[FIX] core: SIGXCPU in worker processes

odoo/odoo#30688 (6ce2d6ef) added an indirection in prefork workers: Python-level signal handlers are delayed until native calls have ended (e.g. accept() or execute()). Running the actual work in a sub-thread allowed the main thread to handle signals in all cases. However there is apparently an issue with SIGXCPU on linux (possibly other cases as well): SIGXCPU is delivered to the child thread (if possible?) and Thread.join apparently stops it from redelivered to the main thread (Thread.join is signal-interruptible since 3.2 but possibly not Python-interruptible). Blocking SIGXCPU on the child thread causes the OS to deliver on the main thread and fixes the issue. Also split set_limits so it sets the signal handler in the parent thread but properly updates the soft limit in the child after each request, as the goal is to put a hard limit on the CPU time per request, not on the worker. 6ce2d6ef would set the limit once then never update it, likely cycling workers more than desired. While at it: * block other signals with a handler set, they seem to work regardless on linux but other OS may have a different way of dispatching process-directed signals * unset signals which are set by the prefork server but whose set behavior makes no sense in workers: - TERM and CHLD were already unset - HUP is used to restart the server, workers can just be killed - TTIN and TTOU configure the number of workers closes odoo/odoo#39723 X-original-commit: 549bd199 Signed-off-by: Xavier Morel (xmo) <xmo@odoo.com>

[FIX] core: SIGXCPU in worker processes
659fcfec · Xavier Morel · fw-bot · bb490301 · 659fcfec
Commit 659fcfec authored 5 years ago by Xavier Morel Committed by fw-bot 5 years ago
--- a/odoo/service/server.py
+++ b/odoo/service/server.py
@@ -883,6 +883,13 @@ class Worker(object):
    def signal_handler(self, sig, frame):
        self.alive = False

+    def signal_time_expired_handler(self, n, stack):
+        # TODO: print actual RUSAGE_SELF (since last check_limits) instead of
+        #       just repeating the config setting
+        _logger.info('Worker (%d) CPU time limit (%s) reached.', self.pid, config['limit_time_cpu'])
+        # We dont suicide in such case
+        raise Exception('CPU time limit exceeded.')
+
    def sleep(self):
        try:
            select.select([self.multi.socket, self.wakeup_fd_r], [], [], self.multi.beat)
@@ -909,15 +916,9 @@ class Worker(object):

        set_limit_memory_hard()

-    def set_limits(self):
-        # SIGXCPU (exceeded CPU time) signal handler will raise an exception.
+        # update RLIMIT_CPU so limit_time_cpu applies per unit of work
        r = resource.getrusage(resource.RUSAGE_SELF)
        cpu_time = r.ru_utime + r.ru_stime
-        def time_expired(n, stack):
-            _logger.info('Worker (%d) CPU time limit (%s) reached.', self.pid, config['limit_time_cpu'])
-            # We dont suicide in such case
-            raise Exception('CPU time limit exceeded.')
-        signal.signal(signal.SIGXCPU, time_expired)
        soft, hard = resource.getrlimit(resource.RLIMIT_CPU)
        resource.setrlimit(resource.RLIMIT_CPU, (cpu_time + config['limit_time_cpu'], hard))
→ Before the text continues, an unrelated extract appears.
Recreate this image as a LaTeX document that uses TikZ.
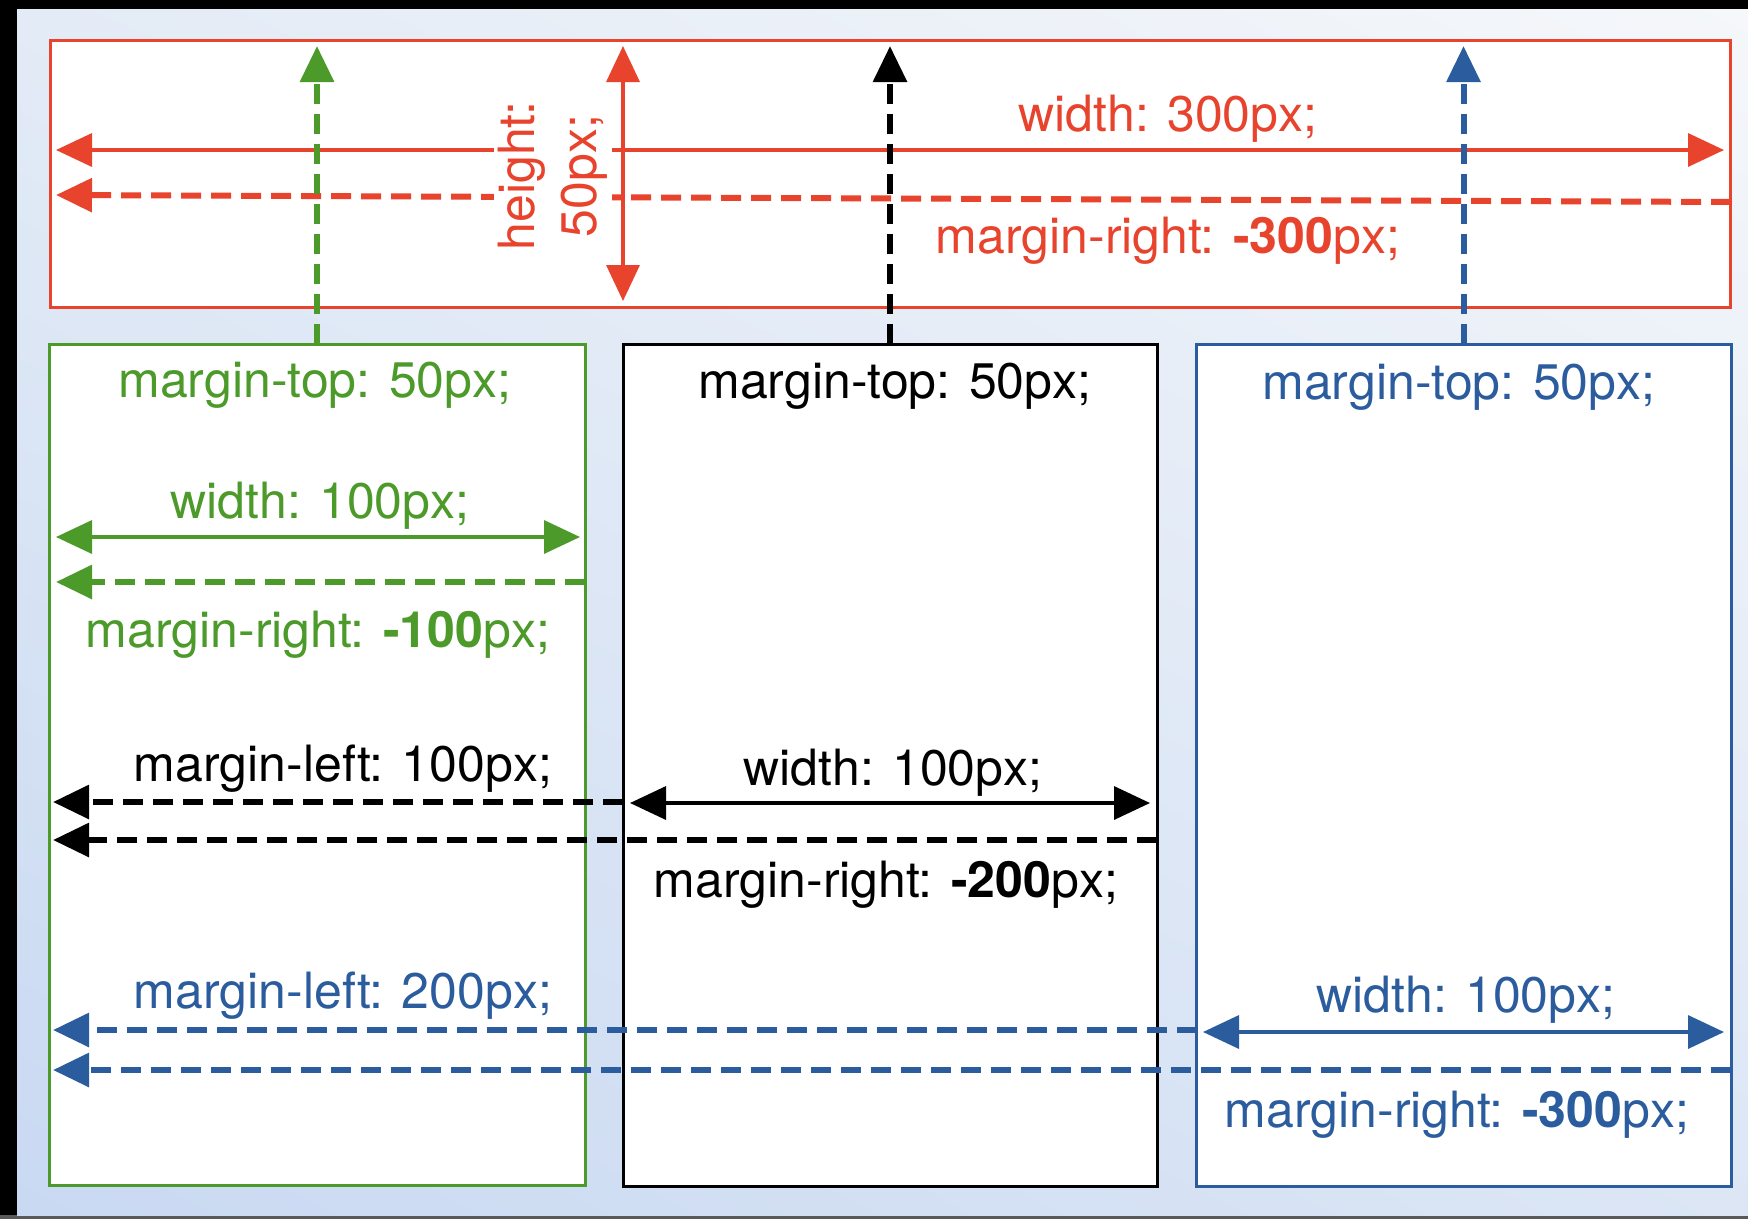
\documentclass[tikz,border=0pt]{standalone}
\usepackage{fontspec}
\setmainfont{TeX Gyre Heros}
\usetikzlibrary{arrows.meta,shadings}

\definecolor{cssred}{HTML}{E8432D}
\definecolor{cssgreen}{HTML}{4C9A2A}
\definecolor{cssblue}{HTML}{2B5C9E}
\definecolor{panelA}{HTML}{E3EBF6}
\definecolor{panelB}{HTML}{F5F7FA}
\definecolor{panelC}{HTML}{C9D9F2}
\definecolor{panelD}{HTML}{DCE6F5}

\begin{document}
\begin{tikzpicture}[x=1pt,y=-1pt,>={Triangle[length=36pt,width=33pt]},
    box/.style={draw,fill=white,line width=3pt,inner sep=0pt,outer sep=0pt,anchor=north west},
    sizeline/.style={line width=3.5pt,<->},
    marginline/.style={line width=6pt,dash pattern=on 20pt off 10pt,->},
    lbl/.style={font=\fontsize{50}{60}\selectfont,anchor=mid,inner sep=0pt}]

        \useasboundingbox (0,0) rectangle (1748,1219);

        % draw the window frame and the panel
        \fill[black] (0,0) rectangle (1748,1219);
        \fill[black!65] (0,1215) rectangle (1748,1219);
        \shade[upper left=panelA,upper right=panelB,lower left=panelC,lower right=panelD]
              (17,9) rectangle (1748,1215);

        % draw the wide red box and the three columns
        \node[box,draw=cssred,minimum width=1680pt,minimum height=267pt] (redbox) at (50,40) {};
        \node[box,draw=cssgreen,minimum width=536pt,minimum height=841pt] (greenbox) at (49,344) {};
        \node[box,draw=black,minimum width=534pt,minimum height=842pt] (blackbox) at (623,344) {};
        \node[box,draw=cssblue,minimum width=535pt,minimum height=842pt] (bluebox) at (1196,344) {};
        \coordinate (toptip) at (0,46);

        % red box: width and height, and the negative right margin
        \coordinate (rw1) at (56,150);
        \coordinate (rw2) at (1724,150);
        \coordinate (rm1) at (1731,202);
        \coordinate (rm2) at (56,195);
        \coordinate (rh1) at (623,46);
        \coordinate (rh2) at (623,301);
        \draw[sizeline,cssred] (rw1) -- (rw2);
        \draw[marginline,cssred] (rm1) -- (rm2);
        \node[font=\fontsize{50}{62}\selectfont,text=cssred,fill=white,rotate=90,
              align=center,inner sep=4pt] (h50) at (553,176) {height:\\50px;};
        \draw[sizeline,cssred] (rh1) -- (rh2);

        % margin-top arrows from the columns up into the red box
        \draw[marginline,cssgreen] (greenbox.north) -- (greenbox.north |- toptip);
        \draw[marginline,black] (blackbox.north) -- (blackbox.north |- toptip);
        \draw[marginline,cssblue] (bluebox.north) -- (bluebox.north |- toptip);

        % green column
        \coordinate (gw1) at (56,537);
        \coordinate (gw2) at (580,537);
        \coordinate (gm1) at (585,582);
        \coordinate (gm2) at (56,582);
        \draw[sizeline,cssgreen] (gw1) -- (gw2);
        \draw[marginline,cssgreen] (gm1) -- (gm2);

        % black column
        \coordinate (kl1) at (623,802);
        \coordinate (kl2) at (53,802);
        \coordinate (kw1) at (630,803);
        \coordinate (kw2) at (1150,803);
        \coordinate (km1) at (1157,840);
        \coordinate (km2) at (53,840);
        \draw[marginline,black] (kl1) -- (kl2);
        \draw[sizeline,black] (kw1) -- (kw2);
        \draw[marginline,black] (km1) -- (km2);

        % blue column
        \coordinate (bl1) at (1197,1030);
        \coordinate (bl2) at (53,1030);
        \coordinate (bw1) at (1203,1032);
        \coordinate (bw2) at (1724,1032);
        \coordinate (bm1) at (1731,1070);
        \coordinate (bm2) at (53,1070);
        \draw[marginline,cssblue] (bl1) -- (bl2);
        \draw[sizeline,cssblue] (bw1) -- (bw2);
        \draw[marginline,cssblue] (bm1) -- (bm2);

        % label the widths and margins
        \node[lbl,text=cssred] (w300) at (1168,129) {width: 300px;};
        \node[lbl,text=cssred] (mr300) at (1168,251) {margin-right: \textbf{-300}px;};
        \node[lbl,text=cssgreen] (gmt) at (315,395) {margin-top: 50px;};
        \node[lbl] (kmt) at (895,396) {margin-top: 50px;};
        \node[lbl,text=cssblue] (bmt) at (1459,397) {margin-top: 50px;};
        \node[lbl,text=cssgreen] (gw) at (320,516) {width: 100px;};
        \node[lbl,text=cssgreen] (gmr) at (318,645) {margin-right: \textbf{-100}px;};
        \node[lbl] (kml) at (343,779) {margin-left: 100px;};
        \node[lbl] (kw) at (893,783) {width: 100px;};
        \node[lbl] (kmr) at (886,895) {margin-right: \textbf{-200}px;};
        \node[lbl,text=cssblue] (bml) at (343,1006) {margin-left: 200px;};
        \node[lbl,text=cssblue] (bw) at (1466,1010) {width: 100px;};
        \node[lbl,text=cssblue] (bmr) at (1457,1125) {margin-right: \textbf{-300}px;};

\end{tikzpicture}
\end{document}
@@ -938,11 +939,15 @@ class Worker(object):
            self.multi.socket.setblocking(0)

        signal.signal(signal.SIGINT, self.signal_handler)
+        signal.signal(signal.SIGXCPU, self.signal_time_expired_handler)
+
        signal.signal(signal.SIGTERM, signal.SIG_DFL)
+        signal.signal(signal.SIGHUP, signal.SIG_DFL)
        signal.signal(signal.SIGCHLD, signal.SIG_DFL)
-        signal.set_wakeup_fd(self.wakeup_fd_w)
+        signal.signal(signal.SIGTTIN, signal.SIG_DFL)
+        signal.signal(signal.SIGTTOU, signal.SIG_DFL)

-        self.set_limits()
+        signal.set_wakeup_fd(self.wakeup_fd_w)

    def stop(self):
        pass
@@ -964,14 +969,18 @@ class Worker(object):
            sys.exit(1)

    def _runloop(self):
+        signal.pthread_sigmask(signal.SIG_BLOCK, {
+            signal.SIGXCPU,
+            signal.SIGINT, signal.SIGQUIT, signal.SIGUSR1,
+        })
        try:
            while self.alive:
+                self.check_limits()
                self.multi.pipe_ping(self.watchdog_pipe)
                self.sleep()
                if not self.alive:
                    break
                self.process_work()
-                self.check_limits()
        except:
            _logger.exception("Worker %s (%s) Exception occured, exiting...", self.__class__.__name__, self.pid)
            sys.exit(1)